Before Google Maps and GPS, before knowledge of magnetic compasses traveled from China to Europe, Viking sailors journeyed across the North Atlantic. A thousand years ago, the trip between Norway and Greenland by longboat took about three weeks. Viking navigators used shadows cast by a sun compass, a ring with a central fin like a sun dial's, to identify geographic north.

But such compasses work only when the sun shines, not on foggy or cloudy days. In 1967, Danish archaeologist Thorkild Ramskou proposed that the Vikings had a backup tool for navigation. Perhaps, he suggested, they tracked the sun through the clouds using chunks of crystal called sunstones.

Sunstones sound wild, even mystical. But two optics researchers, Dénes Száz and Gábor Horváth at Budapest's Eotvos Lorand University, calculated that the Vikings could have used sunstones to orient their ships on the long voyage to Greenland.

The sunstone trick hinges on a property of sunlight called polarization. Polarization simply means that the light has a non-random orientation. When sunlight travels through the atmosphere, it forms polarized rings, with the sun at the center like a bull's eye.

Animals such as fish and migratory birds are able to detect the polarization of the sun's rays and use it to navigate. Human eyes, though, need help. Crystals like calcite, also called Iceland spar, can reveal the direction of polarization, a bit like a prism that reveals the rainbow within white light.

“Rotating such a crystal in front of our eyes to and fro, the intensity of skylight transmitted through the crystal changes periodically,” Horváth said. Put another way, the sunstone brightens as it aligns with polarized skylight, even on cloudy days. When the sunstone is brightest, the crystal points at the sun, allowing a theoretical Viking ship to get its bearings.

Archaeological evidence that Vikings actually used sunstones is scant. In 2013, a crystal of Iceland spar was found amid the wreckage of a British ship that sank in 1592. “This raised the possibility that the sky-polarimetric navigation method might have been used still, even in the 16th century,” Horváth said.

Much older Viking legends, like the “The Saga of King Olaf,” refer to navigation by sólarsteinn — a sunstone. And the theory holds up in experimental tests: A physicist named Guy Ropars, at France's University of Rennes 1, built a sunstone device and used it to find the location of the sun to within 1 percent of the sky, Science magazine reported in 2011.

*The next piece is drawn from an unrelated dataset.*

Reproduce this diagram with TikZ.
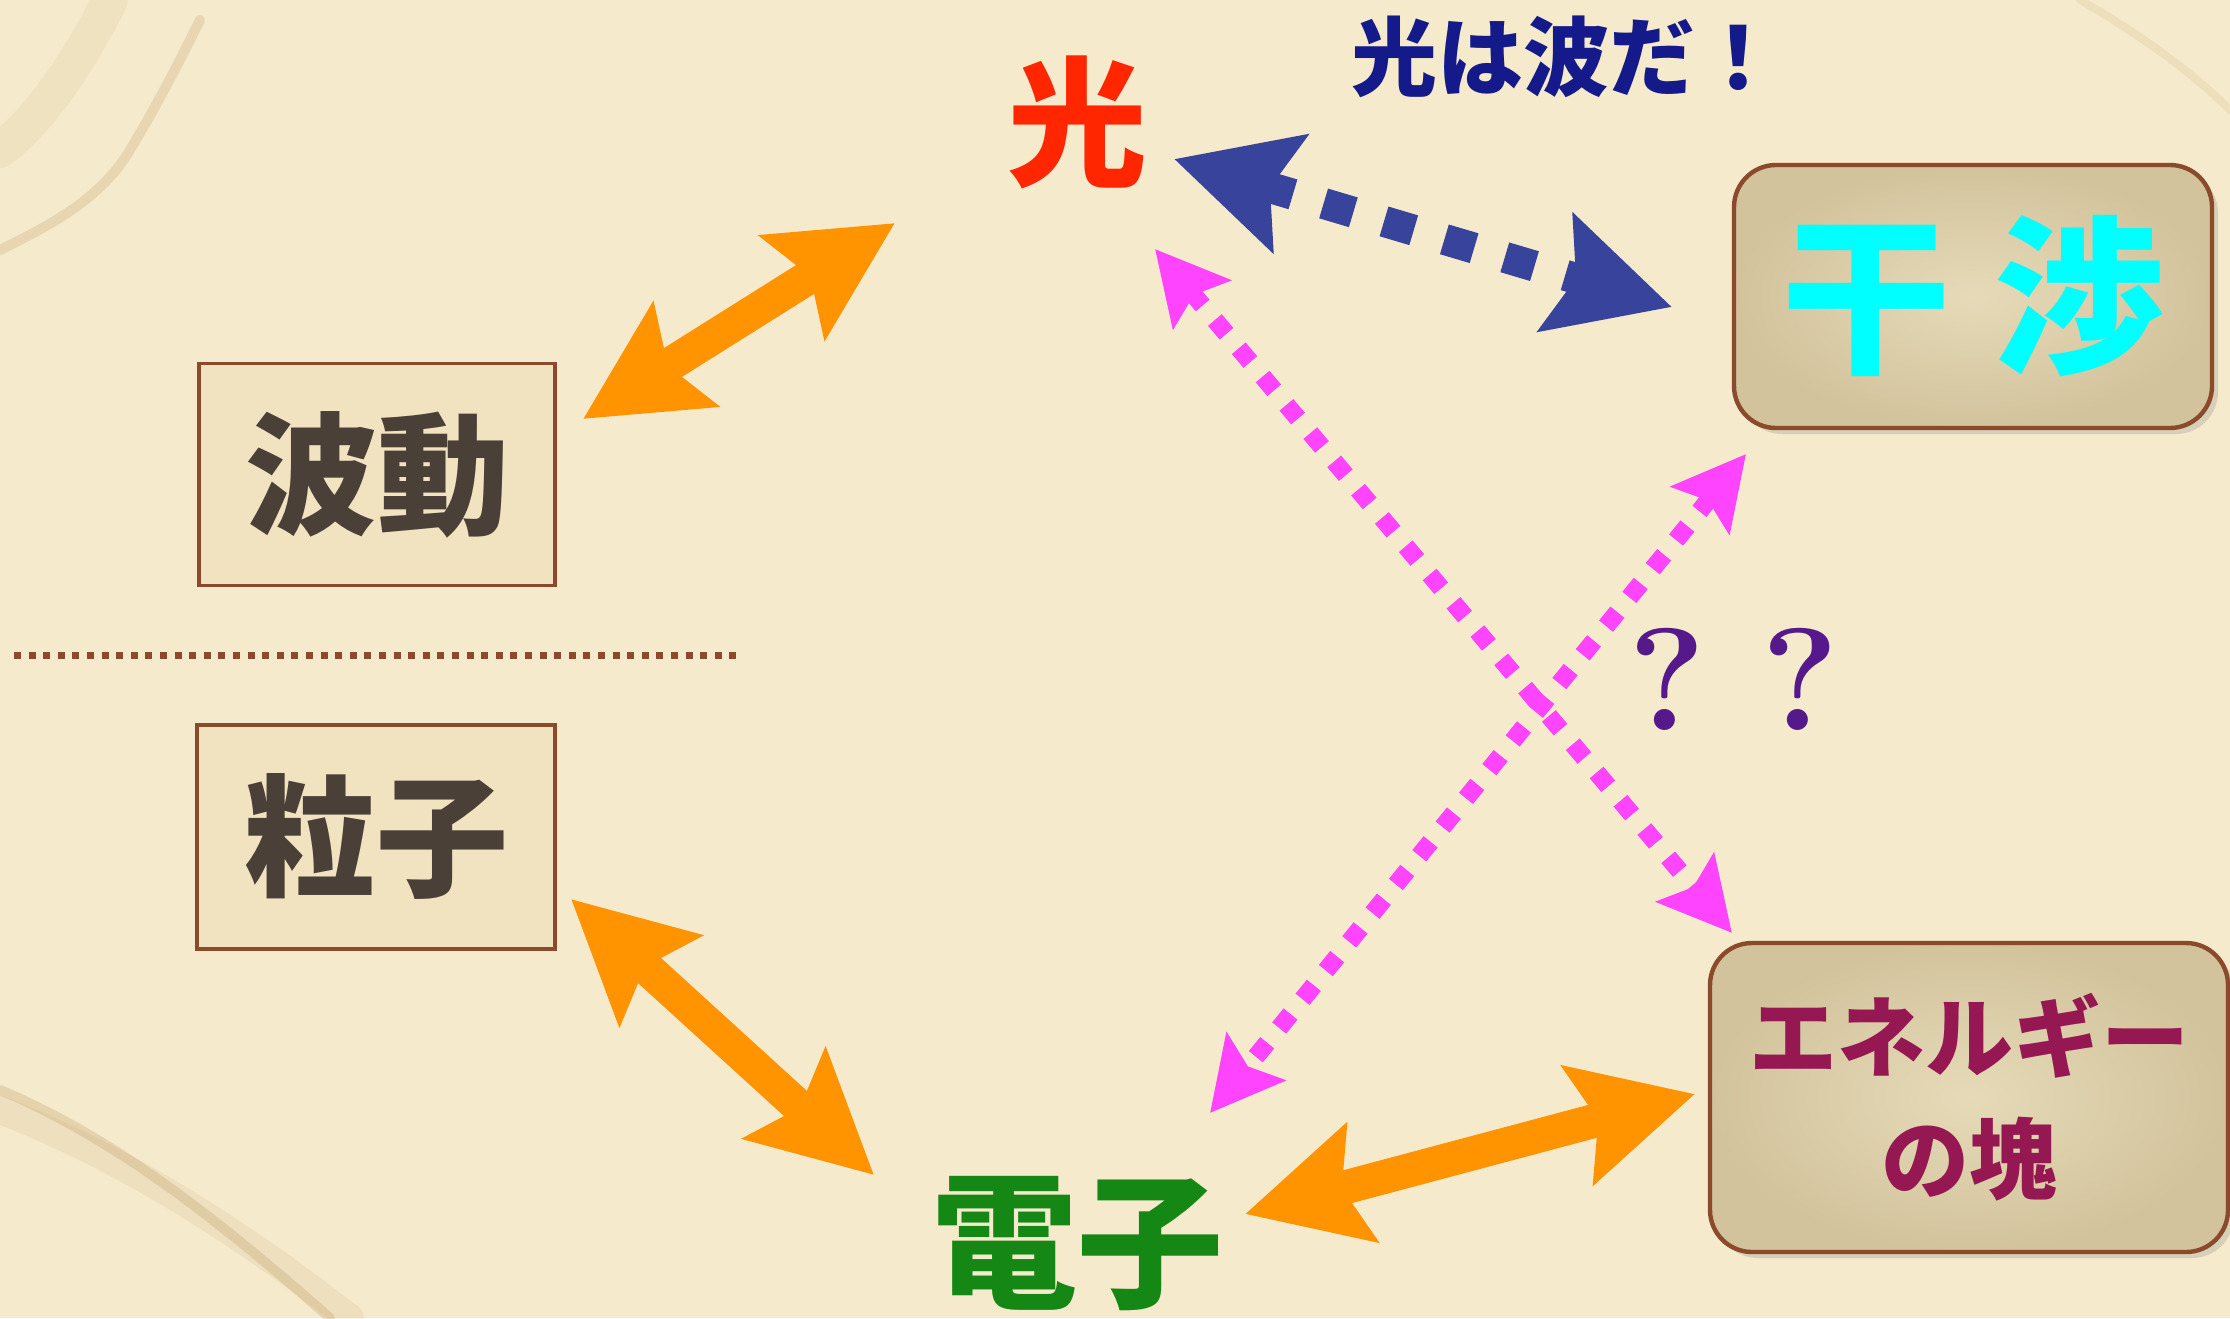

The most recent work by Horváth and Száz gauged the success of a Viking ship navigating from Norway to Greenland by sunstone. They simulated a Viking boat that sailed beneath a sky with randomly changing meteorological conditions. The scientists modeled the properties of sunstone crystals based on laboratory tests and planetarium experiments, Horváth said.

After running the simulation 36,000 times, they concluded that a sunstone could guide Vikings through fog and clouds, as long as a navigator identified the sun once per three hours. Given that time frame, “the navigation success was very high,” Horváth said — between 80 and 100 percent, as the scientists reported Wednesday in the journal Royal Society Open Science. If the simulated Vikings used calcite sunstones once every four hours or more, they missed Greenland and sailed all the way to Canada.

A lot of uncertainty surrounds this model. “Nobody knows what the Vikings' navigation practices were,” Horváth said. He suspects they overestimated the success rate. The researchers assumed no strong winds or storms blew the ships off course and that the Viking ships didn't drift away at night. And other navigation techniques could have aided the Vikings, too, Horváth pointed out. Early sailors were keen observers, monitoring wave patterns, familiar islands and even the paths of migrating whales.